#### Task material
** START **

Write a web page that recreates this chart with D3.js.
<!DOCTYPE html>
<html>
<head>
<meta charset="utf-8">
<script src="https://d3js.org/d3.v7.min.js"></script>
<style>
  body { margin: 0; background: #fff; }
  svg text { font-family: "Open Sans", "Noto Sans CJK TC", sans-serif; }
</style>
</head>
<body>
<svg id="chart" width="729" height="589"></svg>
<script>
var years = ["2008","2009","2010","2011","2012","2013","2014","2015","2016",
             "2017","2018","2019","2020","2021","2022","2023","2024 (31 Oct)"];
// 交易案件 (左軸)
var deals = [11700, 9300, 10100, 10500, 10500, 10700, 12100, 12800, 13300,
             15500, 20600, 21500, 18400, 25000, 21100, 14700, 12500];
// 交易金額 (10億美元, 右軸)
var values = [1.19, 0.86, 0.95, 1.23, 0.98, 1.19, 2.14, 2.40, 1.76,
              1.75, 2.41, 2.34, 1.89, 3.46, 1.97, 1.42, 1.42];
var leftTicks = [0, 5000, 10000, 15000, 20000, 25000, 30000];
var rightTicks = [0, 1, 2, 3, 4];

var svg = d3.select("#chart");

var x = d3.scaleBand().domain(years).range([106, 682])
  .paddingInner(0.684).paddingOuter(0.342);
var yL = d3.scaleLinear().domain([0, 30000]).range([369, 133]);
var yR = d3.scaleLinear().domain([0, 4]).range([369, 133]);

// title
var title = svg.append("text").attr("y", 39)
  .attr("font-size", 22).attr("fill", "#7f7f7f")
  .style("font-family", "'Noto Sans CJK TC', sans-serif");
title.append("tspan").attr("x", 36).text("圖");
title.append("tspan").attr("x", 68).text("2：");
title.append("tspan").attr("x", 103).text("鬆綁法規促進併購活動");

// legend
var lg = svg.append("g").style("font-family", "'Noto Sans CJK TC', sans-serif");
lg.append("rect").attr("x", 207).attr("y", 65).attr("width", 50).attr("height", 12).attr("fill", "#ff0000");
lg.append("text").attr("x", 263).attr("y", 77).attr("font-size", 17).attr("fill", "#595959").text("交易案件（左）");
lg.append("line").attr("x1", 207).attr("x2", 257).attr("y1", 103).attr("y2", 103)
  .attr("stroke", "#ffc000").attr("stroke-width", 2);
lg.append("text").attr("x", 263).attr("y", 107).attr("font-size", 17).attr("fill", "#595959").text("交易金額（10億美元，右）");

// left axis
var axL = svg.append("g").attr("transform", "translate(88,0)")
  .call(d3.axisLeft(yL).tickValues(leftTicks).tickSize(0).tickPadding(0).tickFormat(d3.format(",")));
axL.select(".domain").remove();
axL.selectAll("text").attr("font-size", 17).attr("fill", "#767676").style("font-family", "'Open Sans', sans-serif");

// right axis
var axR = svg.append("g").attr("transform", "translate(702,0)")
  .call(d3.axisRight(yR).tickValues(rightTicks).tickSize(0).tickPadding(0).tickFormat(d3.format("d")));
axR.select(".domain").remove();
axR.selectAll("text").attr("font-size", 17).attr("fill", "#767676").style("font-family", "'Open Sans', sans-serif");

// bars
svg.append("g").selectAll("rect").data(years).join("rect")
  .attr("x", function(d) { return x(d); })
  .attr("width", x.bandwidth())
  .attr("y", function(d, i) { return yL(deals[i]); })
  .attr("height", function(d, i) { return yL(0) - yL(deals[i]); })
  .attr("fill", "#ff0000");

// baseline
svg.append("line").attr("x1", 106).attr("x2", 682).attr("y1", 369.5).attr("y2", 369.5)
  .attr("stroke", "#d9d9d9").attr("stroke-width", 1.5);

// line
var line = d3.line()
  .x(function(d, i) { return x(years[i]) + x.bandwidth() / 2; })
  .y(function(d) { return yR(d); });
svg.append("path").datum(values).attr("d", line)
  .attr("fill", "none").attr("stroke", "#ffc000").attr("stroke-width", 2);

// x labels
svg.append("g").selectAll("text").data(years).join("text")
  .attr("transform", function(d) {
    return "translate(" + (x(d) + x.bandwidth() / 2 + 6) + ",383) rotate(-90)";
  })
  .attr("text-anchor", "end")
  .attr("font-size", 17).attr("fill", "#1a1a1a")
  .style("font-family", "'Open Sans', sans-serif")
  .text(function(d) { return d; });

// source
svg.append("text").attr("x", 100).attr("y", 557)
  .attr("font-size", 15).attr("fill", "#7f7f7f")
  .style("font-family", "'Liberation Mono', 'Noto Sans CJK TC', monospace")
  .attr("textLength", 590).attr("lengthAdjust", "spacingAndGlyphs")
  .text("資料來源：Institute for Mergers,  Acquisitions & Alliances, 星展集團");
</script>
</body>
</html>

** END **
** START **

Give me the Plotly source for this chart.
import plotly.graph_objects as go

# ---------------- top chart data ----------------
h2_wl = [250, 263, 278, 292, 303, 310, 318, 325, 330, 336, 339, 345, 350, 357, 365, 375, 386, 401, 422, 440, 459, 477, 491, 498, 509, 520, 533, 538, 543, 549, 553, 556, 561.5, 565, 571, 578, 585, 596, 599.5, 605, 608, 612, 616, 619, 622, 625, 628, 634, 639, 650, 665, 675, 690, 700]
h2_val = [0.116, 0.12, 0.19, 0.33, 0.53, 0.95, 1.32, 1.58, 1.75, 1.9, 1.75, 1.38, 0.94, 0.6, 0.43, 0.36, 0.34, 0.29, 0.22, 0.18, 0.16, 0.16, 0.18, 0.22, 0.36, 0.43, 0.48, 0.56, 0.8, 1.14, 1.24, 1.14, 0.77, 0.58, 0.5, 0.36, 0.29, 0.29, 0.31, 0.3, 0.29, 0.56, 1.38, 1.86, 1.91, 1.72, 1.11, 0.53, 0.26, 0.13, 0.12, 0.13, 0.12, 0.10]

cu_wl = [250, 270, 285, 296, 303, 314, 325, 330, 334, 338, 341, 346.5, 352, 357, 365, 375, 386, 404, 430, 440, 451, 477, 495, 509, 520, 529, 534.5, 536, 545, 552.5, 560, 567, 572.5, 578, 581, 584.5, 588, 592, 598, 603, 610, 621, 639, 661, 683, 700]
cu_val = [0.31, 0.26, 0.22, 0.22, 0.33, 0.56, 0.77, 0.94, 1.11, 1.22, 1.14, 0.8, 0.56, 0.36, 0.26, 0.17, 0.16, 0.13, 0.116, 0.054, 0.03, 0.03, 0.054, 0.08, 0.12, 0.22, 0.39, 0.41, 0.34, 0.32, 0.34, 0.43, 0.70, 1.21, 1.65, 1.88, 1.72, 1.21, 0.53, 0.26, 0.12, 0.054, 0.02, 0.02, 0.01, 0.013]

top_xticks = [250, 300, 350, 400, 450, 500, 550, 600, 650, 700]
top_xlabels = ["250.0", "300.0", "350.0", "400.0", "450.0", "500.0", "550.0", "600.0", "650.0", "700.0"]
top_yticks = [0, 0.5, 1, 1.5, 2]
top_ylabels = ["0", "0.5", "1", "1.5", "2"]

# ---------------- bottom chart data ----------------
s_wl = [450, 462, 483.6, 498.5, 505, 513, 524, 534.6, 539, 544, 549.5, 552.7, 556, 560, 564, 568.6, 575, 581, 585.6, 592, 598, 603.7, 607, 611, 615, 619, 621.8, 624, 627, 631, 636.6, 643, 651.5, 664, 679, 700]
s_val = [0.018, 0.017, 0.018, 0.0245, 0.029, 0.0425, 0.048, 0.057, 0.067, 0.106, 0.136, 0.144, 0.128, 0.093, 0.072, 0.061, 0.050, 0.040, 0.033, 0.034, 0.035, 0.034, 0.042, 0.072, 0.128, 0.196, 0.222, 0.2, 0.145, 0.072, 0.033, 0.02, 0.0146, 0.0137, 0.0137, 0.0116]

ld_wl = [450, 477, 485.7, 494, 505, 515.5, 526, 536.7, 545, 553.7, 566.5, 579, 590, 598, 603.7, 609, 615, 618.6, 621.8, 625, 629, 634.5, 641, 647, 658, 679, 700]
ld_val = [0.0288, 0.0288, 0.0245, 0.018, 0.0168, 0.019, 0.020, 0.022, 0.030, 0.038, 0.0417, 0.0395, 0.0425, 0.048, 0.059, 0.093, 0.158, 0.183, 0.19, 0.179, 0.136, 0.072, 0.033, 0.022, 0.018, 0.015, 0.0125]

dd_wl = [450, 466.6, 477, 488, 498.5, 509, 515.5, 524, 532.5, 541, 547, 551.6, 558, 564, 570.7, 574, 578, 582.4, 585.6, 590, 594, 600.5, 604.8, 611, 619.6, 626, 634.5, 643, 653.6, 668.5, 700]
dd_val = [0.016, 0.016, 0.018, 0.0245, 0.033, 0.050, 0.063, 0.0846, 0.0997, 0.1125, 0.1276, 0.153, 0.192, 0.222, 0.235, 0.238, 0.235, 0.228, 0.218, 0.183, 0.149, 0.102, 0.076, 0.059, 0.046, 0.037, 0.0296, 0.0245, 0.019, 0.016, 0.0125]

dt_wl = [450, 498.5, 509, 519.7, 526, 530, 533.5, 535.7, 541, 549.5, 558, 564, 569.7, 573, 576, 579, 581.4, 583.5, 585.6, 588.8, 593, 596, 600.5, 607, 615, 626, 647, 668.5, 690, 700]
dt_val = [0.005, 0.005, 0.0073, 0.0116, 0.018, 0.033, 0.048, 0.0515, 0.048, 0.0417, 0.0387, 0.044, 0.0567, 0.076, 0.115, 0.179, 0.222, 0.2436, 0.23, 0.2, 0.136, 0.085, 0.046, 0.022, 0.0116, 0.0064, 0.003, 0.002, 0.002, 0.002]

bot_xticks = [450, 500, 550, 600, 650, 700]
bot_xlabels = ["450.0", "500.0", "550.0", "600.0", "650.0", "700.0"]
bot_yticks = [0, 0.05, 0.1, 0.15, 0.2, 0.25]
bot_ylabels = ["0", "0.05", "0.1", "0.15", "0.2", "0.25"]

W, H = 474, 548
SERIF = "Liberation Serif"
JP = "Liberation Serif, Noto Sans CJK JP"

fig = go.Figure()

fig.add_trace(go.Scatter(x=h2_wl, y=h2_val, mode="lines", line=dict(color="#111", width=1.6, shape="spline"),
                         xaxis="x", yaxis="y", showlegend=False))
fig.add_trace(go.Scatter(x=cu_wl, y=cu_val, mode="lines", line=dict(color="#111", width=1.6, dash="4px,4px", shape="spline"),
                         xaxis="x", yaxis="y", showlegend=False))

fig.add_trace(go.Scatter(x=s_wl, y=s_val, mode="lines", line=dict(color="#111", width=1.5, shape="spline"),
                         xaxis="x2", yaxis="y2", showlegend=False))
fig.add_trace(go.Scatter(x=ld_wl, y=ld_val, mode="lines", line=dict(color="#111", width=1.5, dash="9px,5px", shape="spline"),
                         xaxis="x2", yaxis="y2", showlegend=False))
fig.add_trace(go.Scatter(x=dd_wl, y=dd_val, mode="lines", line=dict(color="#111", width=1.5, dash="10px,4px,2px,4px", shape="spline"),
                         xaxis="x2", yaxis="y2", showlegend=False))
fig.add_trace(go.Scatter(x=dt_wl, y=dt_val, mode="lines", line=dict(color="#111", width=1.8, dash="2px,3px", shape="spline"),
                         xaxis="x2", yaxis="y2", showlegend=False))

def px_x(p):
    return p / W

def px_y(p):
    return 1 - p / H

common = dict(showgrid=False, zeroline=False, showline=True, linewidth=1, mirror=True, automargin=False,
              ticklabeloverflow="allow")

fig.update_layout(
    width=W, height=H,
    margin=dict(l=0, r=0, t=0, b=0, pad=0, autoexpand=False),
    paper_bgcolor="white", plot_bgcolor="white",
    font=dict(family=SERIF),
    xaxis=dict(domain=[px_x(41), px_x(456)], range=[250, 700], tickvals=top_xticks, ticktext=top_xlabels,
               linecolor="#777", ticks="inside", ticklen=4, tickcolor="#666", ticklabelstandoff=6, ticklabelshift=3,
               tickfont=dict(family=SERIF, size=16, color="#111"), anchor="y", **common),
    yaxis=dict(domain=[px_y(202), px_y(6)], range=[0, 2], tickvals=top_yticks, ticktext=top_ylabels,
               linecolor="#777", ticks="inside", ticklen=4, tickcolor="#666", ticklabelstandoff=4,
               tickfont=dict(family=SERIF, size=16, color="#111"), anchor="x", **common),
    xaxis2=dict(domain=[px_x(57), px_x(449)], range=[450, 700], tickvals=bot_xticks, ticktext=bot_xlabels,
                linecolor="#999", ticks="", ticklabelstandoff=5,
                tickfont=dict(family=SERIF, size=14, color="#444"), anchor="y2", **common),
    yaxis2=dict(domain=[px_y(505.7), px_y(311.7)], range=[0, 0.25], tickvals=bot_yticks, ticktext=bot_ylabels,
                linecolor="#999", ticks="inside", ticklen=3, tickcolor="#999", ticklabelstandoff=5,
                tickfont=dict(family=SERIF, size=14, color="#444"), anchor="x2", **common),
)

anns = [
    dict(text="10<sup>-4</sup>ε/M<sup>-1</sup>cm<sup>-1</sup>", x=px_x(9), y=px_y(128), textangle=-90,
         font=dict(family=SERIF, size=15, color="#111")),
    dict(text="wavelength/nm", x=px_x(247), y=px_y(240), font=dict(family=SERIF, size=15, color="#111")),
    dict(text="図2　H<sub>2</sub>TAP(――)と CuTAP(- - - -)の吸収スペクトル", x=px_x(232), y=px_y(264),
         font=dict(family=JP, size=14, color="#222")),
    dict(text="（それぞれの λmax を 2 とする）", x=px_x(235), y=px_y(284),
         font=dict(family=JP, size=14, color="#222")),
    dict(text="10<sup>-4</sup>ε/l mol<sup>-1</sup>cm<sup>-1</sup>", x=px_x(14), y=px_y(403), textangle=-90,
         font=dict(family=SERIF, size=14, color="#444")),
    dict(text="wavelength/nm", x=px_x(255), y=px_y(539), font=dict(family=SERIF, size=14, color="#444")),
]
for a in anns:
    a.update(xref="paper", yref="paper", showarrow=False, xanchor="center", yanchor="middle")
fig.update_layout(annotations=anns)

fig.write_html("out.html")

** END **
** START **

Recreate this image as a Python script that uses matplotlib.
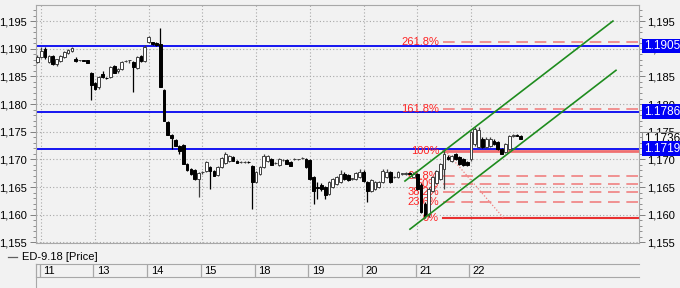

** END **

#### Problem description
From the records above, copy out the line with "Give me the Plotly source for this chart.", the line with "0.02, 0.01, 0.013]", and every line between them, word for word.

#### Completed task
Give me the Plotly source for this chart.
import plotly.graph_objects as go

# ---------------- top chart data ----------------
h2_wl = [250, 263, 278, 292, 303, 310, 318, 325, 330, 336, 339, 345, 350, 357, 365, 375, 386, 401, 422, 440, 459, 477, 491, 498, 509, 520, 533, 538, 543, 549, 553, 556, 561.5, 565, 571, 578, 585, 596, 599.5, 605, 608, 612, 616, 619, 622, 625, 628, 634, 639, 650, 665, 675, 690, 700]
h2_val = [0.116, 0.12, 0.19, 0.33, 0.53, 0.95, 1.32, 1.58, 1.75, 1.9, 1.75, 1.38, 0.94, 0.6, 0.43, 0.36, 0.34, 0.29, 0.22, 0.18, 0.16, 0.16, 0.18, 0.22, 0.36, 0.43, 0.48, 0.56, 0.8, 1.14, 1.24, 1.14, 0.77, 0.58, 0.5, 0.36, 0.29, 0.29, 0.31, 0.3, 0.29, 0.56, 1.38, 1.86, 1.91, 1.72, 1.11, 0.53, 0.26, 0.13, 0.12, 0.13, 0.12, 0.10]

cu_wl = [250, 270, 285, 296, 303, 314, 325, 330, 334, 338, 341, 346.5, 352, 357, 365, 375, 386, 404, 430, 440, 451, 477, 495, 509, 520, 529, 534.5, 536, 545, 552.5, 560, 567, 572.5, 578, 581, 584.5, 588, 592, 598, 603, 610, 621, 639, 661, 683, 700]
cu_val = [0.31, 0.26, 0.22, 0.22, 0.33, 0.56, 0.77, 0.94, 1.11, 1.22, 1.14, 0.8, 0.56, 0.36, 0.26, 0.17, 0.16, 0.13, 0.116, 0.054, 0.03, 0.03, 0.054, 0.08, 0.12, 0.22, 0.39, 0.41, 0.34, 0.32, 0.34, 0.43, 0.70, 1.21, 1.65, 1.88, 1.72, 1.21, 0.53, 0.26, 0.12, 0.054, 0.02, 0.02, 0.01, 0.013]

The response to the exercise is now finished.